City Continues to Move Forward on Traffic Solutions

Some people complain about traffic congestion. Others do something about it. The City of Sandy Springs appears to be in the latter category.

A year short of celebrating its 20th anniversary, Sandy Springs can brag that its population has grown to 108,601, making it the state’s sixth largest city, and the second largest city in the metropolitan area. According to a U-Haul International study released a year ago, Sandy Springs is the No. 25 growth city in the country. Between 2000 and 2022, the population jumped by more than 20,000.

That has meant new houses, new condos, new apartment complexes, and more retail options to serve the growing community. And yes, it meant more cars.

There are more than 315 miles of roadways in the Sandy Springs local street network. Some of have become congested over the years.

But the city is in the midst of widening roads, and planning for the future. Since the beginning of this decade, Sandy Springs has been encouraging the public to participate in open house meetings to discuss and learn about proposed improvements to ease traffic congestion in the city.

City of Sandy Springs has focused on traffic problems for years

As far back as 2009, the city started concentrating on several notable traffic problem areas.

Four years ago, it was focused on Hammond Drive from Roswell Road to Glenridge Drive. The city noted that this portion of Hammond Drive lacked sidewalks and marked crosswalks, as well as insufficiently providing for MARTA — all of which led to an increase in neighborhood cut-through traffic, negatively impacting adjacent roadways.

According to the city, based on traffic data collected in 2019, Hammond Drive between Roswell Road and Glenridge Drive carried approximately 17,500 vehicles a day, a higher volume of traffic than the capacity of the two-lane roadway.

To further exacerbate the traffic problem, the city understood that the area of Hammond Drive between Boylston Drive and Glenridge Drive is the narrowest section of Hammond.

In 2022, the city approved continuation of preliminary work on Hammond Drive between Boylston Road and Glenridge Road, to the tune of nearly $3 million.

Sandy Springs seeks funding to complete the Hammond Drive and Boylston Drive intersection project.

Requests for extra funding to finance plans

Then earlier this year the city council agreed to request $2 million from the State Road and Tollway Authority to complete financing of the Boylston/Hammond intersection. The funding would be in the form of a $1.1 million low-interest loan and a $900,000 grant. According to the city council, to be eligible for this funding, projects must enhance movement as well as drive economic development.

The city already has $3.5 million from its capital improvement funds, but the project is expected to cost $5.5 million, to cover the installation of sidewalks and paths and the readjustment of the intersection. The city expects construction to start this summer.

Public Works Director Marty Martin said, “The project will continue to spur economic development by creating a safer transportation environment.” The project includes the widening of Hammond Drive to four lanes.
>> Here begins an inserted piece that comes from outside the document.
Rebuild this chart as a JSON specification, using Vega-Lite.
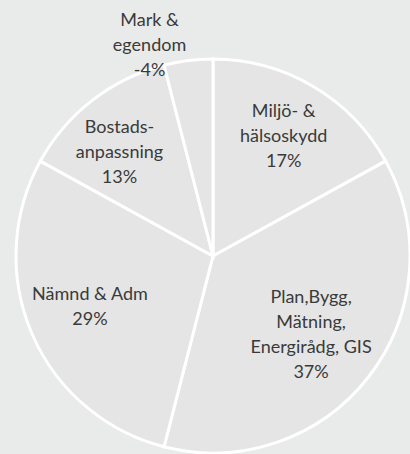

He added that the proposed sidewalk and pathways would contribute to the city’s goal to make the city better for pedestrians as well as bike riders.

Martin said that the city will know whether it will obtain the requested funds by early this summer.

Powers Ferry as city’s western gateway

Then, last August, Sandy Springs residents were apprised of the city’s Powers Ferry Transportation Study whose purpose is to improve pedestrian, bicycle, transit and vehicular travel in an area that “straddles I-285 at Northside Drive and serves as the western gateway” to the city, a report stated. “The area is home to a regional employment center and residential neighborhoods, is served by small scale retail, and provides access to the Chattahoochee River National Recreation Area.”

According to the report, the study will develop an implementation plan “to move projects and strategies forward. It will further evaluate these improvements and determine the feasibility and costs association with implementation.”

The nine-month study that launched in May last year is supposed to be completed this spring. Throughout the study process, residents have been encouraged to share ideas and provide feedback on the proposed transportation improvements in the area. An open house for the public is scheduled for Thursday, Feb. 22, at 6 p.m. at City Hall.

Residents and business owners may come to complain, but the city plans to take those complaints into account as it moves the city forward, both literally and figuratively.